* START *

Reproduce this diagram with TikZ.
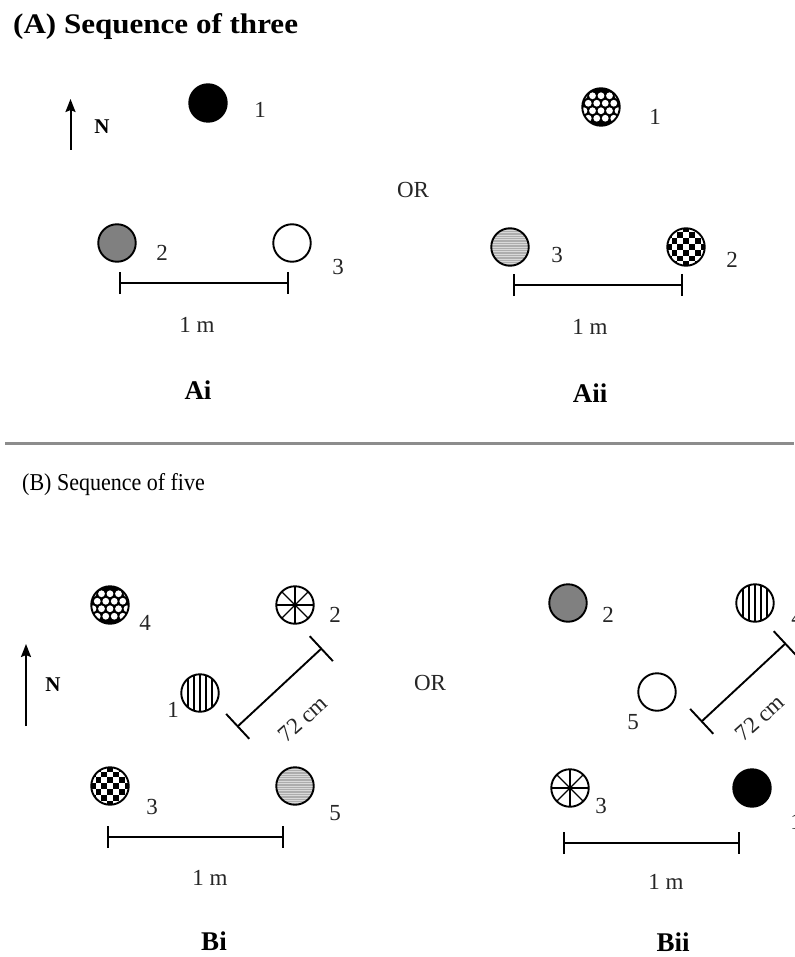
\documentclass[tikz,border=0pt]{standalone}
\usepackage{fontspec}
\setmainfont{Liberation Serif}
\usetikzlibrary{arrows.meta}
\begin{document}
\begin{tikzpicture}[x=1pt,y=-1pt]
\tikzset{
  disc/.style={circle, draw=black, line width=1.9pt, minimum size=37.5pt, inner sep=0pt, fill=white},
  solidblack/.style={disc, fill=black},
  solidgrey/.style={disc, fill=black!50},
  hollow/.style={disc},
  hstripe/.style={disc, fill=black!32, path picture={
      \foreach \k in {-8,...,8}
        \draw[white!85!black, line width=0.8pt] ([yshift={\k*2.4pt}]path picture bounding box.west) -- ([yshift={\k*2.4pt}]path picture bounding box.east);}},
  vstripe/.style={disc, path picture={
      \foreach \k in {-12,-6,0,6,12}
        \draw[black, line width=1.4pt] ([xshift={\k*1pt}]path picture bounding box.north) -- ([xshift={\k*1pt}]path picture bounding box.south);}},
  wheel/.style={disc, path picture={
      \foreach \a in {0,45,90,135}
        \draw[black, line width=1.2pt] ([shift={(\a:21pt)}]path picture bounding box.center) -- ([shift={(\a+180:21pt)}]path picture bounding box.center);
      \fill[black] (path picture bounding box.center) circle (1.8pt);}},
  checker/.style={disc, path picture={
      \foreach \i in {-3,...,3}{\foreach \j in {-3,...,3}{
        \pgfmathtruncatemacro\pp{mod(\i+\j+10,2)}
        \ifnum\pp=1
          \fill[black] ([shift={(\i*5.8pt-2.9pt,\j*5.8pt-2.9pt)}]path picture bounding box.center) rectangle ++(5.8pt,5.8pt);
        \fi}}}},
  dotted/.style={disc, fill=black, path picture={
      \foreach \x in {-12.75,-4.25,4.25,12.75}{\foreach \y in {-11.25,3.75}{
        \fill[white] ([shift={(\x*1pt,\y*1pt)}]path picture bounding box.center) circle (3.4pt);}}
      \foreach \x in {-8.5,0,8.5}{\foreach \y in {-3.75,11.25}{
        \fill[white] ([shift={(\x*1pt,\y*1pt)}]path picture bounding box.center) circle (3.4pt);}}
      \foreach \x in {-17,17}{\foreach \y in {-3.75,11.25}{
        \fill[white] ([shift={(\x*1pt,\y*1pt)}]path picture bounding box.center) circle (3.4pt);}}}},
  lab/.style={inner sep=0pt, text=black!85, font=\fontsize{23}{23}\selectfont},
  panel/.style={inner sep=0pt, font=\bfseries\fontsize{27}{27}\selectfont},
  nlab/.style={inner sep=0pt, font=\bfseries\fontsize{21}{21}\selectfont},
  scalebar/.style={line width=2.2pt, {Bar[width=22pt]}-{Bar[width=22pt]}},
  diagbar/.style={line width=1.9pt, {Bar[width=34pt]}-{Bar[width=34pt]}},
  northarrow/.style={line width=2pt, -{Stealth[length=13pt,width=10pt,inset=2pt]}},
}
\fill[white] (0,0) rectangle (794,957);
\useasboundingbox (0,0) rectangle (794,957);

% ---------- Section A ----------
\node[anchor=west, inner sep=0pt, font=\bfseries\fontsize{27}{27}\selectfont] (ta) at (13,27) {\scalebox{1.15}[1.05]{(A) Sequence of three}};

\coordinate (na0) at (70.5,150);
\coordinate (na1) at (70.5,99);
\draw[northarrow] (na0) -- (na1);
\node[nlab] (naN) at (102,127) {N};

% Ai
\node[solidblack] (ai1) at (208,103) {};
\node[lab] (ai1l) at (260,110) {1};
\node[solidgrey] (ai2) at (117,243) {};
\node[lab] (ai2l) at (162,253) {2};
\node[hollow] (ai3) at (292,243) {};
\node[lab] (ai3l) at (338,267) {3};
\coordinate (aib0) at (119,283);
\coordinate (aib1) at (289,283);
\draw[scalebar] (aib0) -- (aib1);
\node[lab] (aim) at (197,325) {1 m};
\node[panel] (ail) at (198,390) {Ai};

\node[lab] (aor) at (413,190) {OR};

% Aii
\node[dotted] (aii1) at (601,107) {};
\node[lab] (aii1l) at (655,117) {1};
\node[hstripe] (aii3) at (510,247) {};
\node[lab] (aii3l) at (557,255) {3};
\node[checker] (aii2) at (686,247) {};
\node[lab] (aii2l) at (732,260) {2};
\coordinate (aiib0) at (513,285);
\coordinate (aiib1) at (683,285);
\draw[scalebar] (aiib0) -- (aiib1);
\node[lab] (aiim) at (590,327) {1 m};
\node[panel] (aiil) at (590,393) {Aii};

% divider
\coordinate (dv0) at (5,443);
\coordinate (dv1) at (794,443);
\draw[black!45, line width=3pt] (dv0) -- (dv1);

% ---------- Section B ----------
\node[anchor=west, inner sep=0pt, font=\fontsize{22}{22}\selectfont] (tb) at (22,485) {\scalebox{1}[1.1]{(B) Sequence of five}};

\coordinate (nb0) at (26,726);
\coordinate (nb1) at (26,644);
\draw[northarrow] (nb0) -- (nb1);
\node[nlab] (nbN) at (53,685) {N};

% Bi
\node[dotted] (bi4) at (110,605) {};
\node[lab] (bi4l) at (145,623) {4};
\node[wheel] (bi2) at (295,605) {};
\node[lab] (bi2l) at (335,615) {2};
\node[vstripe] (bi1) at (200,693) {};
\node[lab] (bi1l) at (173,710) {1};
\node[checker] (bi3) at (110,786) {};
\node[lab] (bi3l) at (152,807) {3};
\node[hstripe] (bi5) at (295,786) {};
\node[lab] (bi5l) at (335,813) {5};
\coordinate (bid0) at (237,727);
\coordinate (bid1) at (322,648);
\draw[diagbar] (bid0) -- (bid1);
\node[lab, rotate=42] (bidl) at (303,719) {72 cm};
\coordinate (bib0) at (107,837);
\coordinate (bib1) at (284,837);
\draw[scalebar] (bib0) -- (bib1);
\node[lab] (bim) at (210,878) {1 m};
\node[panel] (bil) at (214,941) {Bi};

\node[lab] (bor) at (430,683) {OR};

% Bii
\node[solidgrey] (bii2) at (568,603) {};
\node[lab] (bii2l) at (608,615) {2};
\node[vstripe] (bii4) at (755,603) {};
\node[lab] (bii4l) at (797,618) {4};
\node[hollow] (bii5) at (657,692) {};
\node[lab] (bii5l) at (633,722) {5};
\node[wheel] (bii3) at (570,788) {};
\node[lab] (bii3l) at (601,806) {3};
\node[solidblack] (bii1) at (752,788) {};
\node[lab] (bii1l) at (796,822) {1};
\coordinate (biid0) at (701,722);
\coordinate (biid1) at (786,643);
\draw[diagbar] (biid0) -- (biid1);
\node[lab, rotate=42] (biidl) at (760,718) {72 cm};
\coordinate (biib0) at (563,843);
\coordinate (biib1) at (740,843);
\draw[scalebar] (biib0) -- (biib1);
\node[lab] (biim) at (666,882) {1 m};
\node[panel] (biil) at (673,942) {Bii};
\end{tikzpicture}
\end{document}
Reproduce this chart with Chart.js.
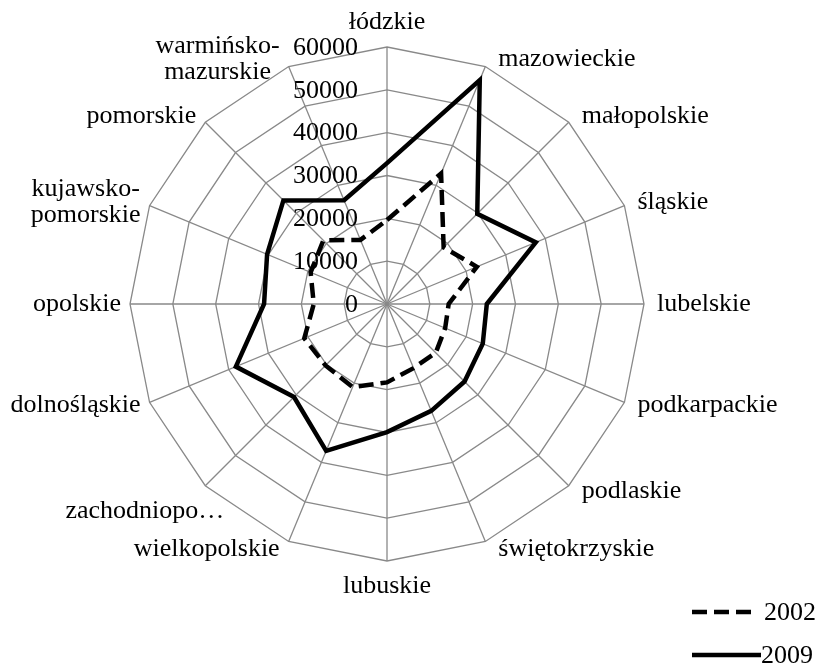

* END *

Problem to work on:
Every record above should be transcribed exactly; the pictures stay out of the copy.

Complete response:
Reproduce this diagram with TikZ.
\documentclass[tikz,border=0pt]{standalone}
\usepackage{fontspec}
\setmainfont{Liberation Serif}
\usetikzlibrary{arrows.meta}
\begin{document}
\begin{tikzpicture}[x=1pt,y=-1pt]
\tikzset{
  disc/.style={circle, draw=black, line width=1.9pt, minimum size=37.5pt, inner sep=0pt, fill=white},
  solidblack/.style={disc, fill=black},
  solidgrey/.style={disc, fill=black!50},
  hollow/.style={disc},
  hstripe/.style={disc, fill=black!32, path picture={
      \foreach \k in {-8,...,8}
        \draw[white!85!black, line width=0.8pt] ([yshift={\k*2.4pt}]path picture bounding box.west) -- ([yshift={\k*2.4pt}]path picture bounding box.east);}},
  vstripe/.style={disc, path picture={
      \foreach \k in {-12,-6,0,6,12}
        \draw[black, line width=1.4pt] ([xshift={\k*1pt}]path picture bounding box.north) -- ([xshift={\k*1pt}]path picture bounding box.south);}},
  wheel/.style={disc, path picture={
      \foreach \a in {0,45,90,135}
        \draw[black, line width=1.2pt] ([shift={(\a:21pt)}]path picture bounding box.center) -- ([shift={(\a+180:21pt)}]path picture bounding box.center);
      \fill[black] (path picture bounding box.center) circle (1.8pt);}},
  checker/.style={disc, path picture={
      \foreach \i in {-3,...,3}{\foreach \j in {-3,...,3}{
        \pgfmathtruncatemacro\pp{mod(\i+\j+10,2)}
        \ifnum\pp=1
          \fill[black] ([shift={(\i*5.8pt-2.9pt,\j*5.8pt-2.9pt)}]path picture bounding box.center) rectangle ++(5.8pt,5.8pt);
        \fi}}}},
  dotted/.style={disc, fill=black, path picture={
      \foreach \x in {-12.75,-4.25,4.25,12.75}{\foreach \y in {-11.25,3.75}{
        \fill[white] ([shift={(\x*1pt,\y*1pt)}]path picture bounding box.center) circle (3.4pt);}}
      \foreach \x in {-8.5,0,8.5}{\foreach \y in {-3.75,11.25}{
        \fill[white] ([shift={(\x*1pt,\y*1pt)}]path picture bounding box.center) circle (3.4pt);}}
      \foreach \x in {-17,17}{\foreach \y in {-3.75,11.25}{
        \fill[white] ([shift={(\x*1pt,\y*1pt)}]path picture bounding box.center) circle (3.4pt);}}}},
  lab/.style={inner sep=0pt, text=black!85, font=\fontsize{23}{23}\selectfont},
  panel/.style={inner sep=0pt, font=\bfseries\fontsize{27}{27}\selectfont},
  nlab/.style={inner sep=0pt, font=\bfseries\fontsize{21}{21}\selectfont},
  scalebar/.style={line width=2.2pt, {Bar[width=22pt]}-{Bar[width=22pt]}},
  diagbar/.style={line width=1.9pt, {Bar[width=34pt]}-{Bar[width=34pt]}},
  northarrow/.style={line width=2pt, -{Stealth[length=13pt,width=10pt,inset=2pt]}},
}
\fill[white] (0,0) rectangle (794,957);
\useasboundingbox (0,0) rectangle (794,957);

% ---------- Section A ----------
\node[anchor=west, inner sep=0pt, font=\bfseries\fontsize{27}{27}\selectfont] (ta) at (13,27) {\scalebox{1.15}[1.05]{(A) Sequence of three}};

\coordinate (na0) at (70.5,150);
\coordinate (na1) at (70.5,99);
\draw[northarrow] (na0) -- (na1);
\node[nlab] (naN) at (102,127) {N};

% Ai
\node[solidblack] (ai1) at (208,103) {};
\node[lab] (ai1l) at (260,110) {1};
\node[solidgrey] (ai2) at (117,243) {};
\node[lab] (ai2l) at (162,253) {2};
\node[hollow] (ai3) at (292,243) {};
\node[lab] (ai3l) at (338,267) {3};
\coordinate (aib0) at (119,283);
\coordinate (aib1) at (289,283);
\draw[scalebar] (aib0) -- (aib1);
\node[lab] (aim) at (197,325) {1 m};
\node[panel] (ail) at (198,390) {Ai};

\node[lab] (aor) at (413,190) {OR};

% Aii
\node[dotted] (aii1) at (601,107) {};
\node[lab] (aii1l) at (655,117) {1};
\node[hstripe] (aii3) at (510,247) {};
\node[lab] (aii3l) at (557,255) {3};
\node[checker] (aii2) at (686,247) {};
\node[lab] (aii2l) at (732,260) {2};
\coordinate (aiib0) at (513,285);
\coordinate (aiib1) at (683,285);
\draw[scalebar] (aiib0) -- (aiib1);
\node[lab] (aiim) at (590,327) {1 m};
\node[panel] (aiil) at (590,393) {Aii};

% divider
\coordinate (dv0) at (5,443);
\coordinate (dv1) at (794,443);
\draw[black!45, line width=3pt] (dv0) -- (dv1);

% ---------- Section B ----------
\node[anchor=west, inner sep=0pt, font=\fontsize{22}{22}\selectfont] (tb) at (22,485) {\scalebox{1}[1.1]{(B) Sequence of five}};

\coordinate (nb0) at (26,726);
\coordinate (nb1) at (26,644);
\draw[northarrow] (nb0) -- (nb1);
\node[nlab] (nbN) at (53,685) {N};

% Bi
\node[dotted] (bi4) at (110,605) {};
\node[lab] (bi4l) at (145,623) {4};
\node[wheel] (bi2) at (295,605) {};
\node[lab] (bi2l) at (335,615) {2};
\node[vstripe] (bi1) at (200,693) {};
\node[lab] (bi1l) at (173,710) {1};
\node[checker] (bi3) at (110,786) {};
\node[lab] (bi3l) at (152,807) {3};
\node[hstripe] (bi5) at (295,786) {};
\node[lab] (bi5l) at (335,813) {5};
\coordinate (bid0) at (237,727);
\coordinate (bid1) at (322,648);
\draw[diagbar] (bid0) -- (bid1);
\node[lab, rotate=42] (bidl) at (303,719) {72 cm};
\coordinate (bib0) at (107,837);
\coordinate (bib1) at (284,837);
\draw[scalebar] (bib0) -- (bib1);
\node[lab] (bim) at (210,878) {1 m};
\node[panel] (bil) at (214,941) {Bi};

\node[lab] (bor) at (430,683) {OR};

% Bii
\node[solidgrey] (bii2) at (568,603) {};
\node[lab] (bii2l) at (608,615) {2};
\node[vstripe] (bii4) at (755,603) {};
\node[lab] (bii4l) at (797,618) {4};
\node[hollow] (bii5) at (657,692) {};
\node[lab] (bii5l) at (633,722) {5};
\node[wheel] (bii3) at (570,788) {};
\node[lab] (bii3l) at (601,806) {3};
\node[solidblack] (bii1) at (752,788) {};
\node[lab] (bii1l) at (796,822) {1};
\coordinate (biid0) at (701,722);
\coordinate (biid1) at (786,643);
\draw[diagbar] (biid0) -- (biid1);
\node[lab, rotate=42] (biidl) at (760,718) {72 cm};
\coordinate (biib0) at (563,843);
\coordinate (biib1) at (740,843);
\draw[scalebar] (biib0) -- (biib1);
\node[lab] (biim) at (666,882) {1 m};
\node[panel] (biil) at (673,942) {Bii};
\end{tikzpicture}
\end{document}
Reproduce this chart with Chart.js.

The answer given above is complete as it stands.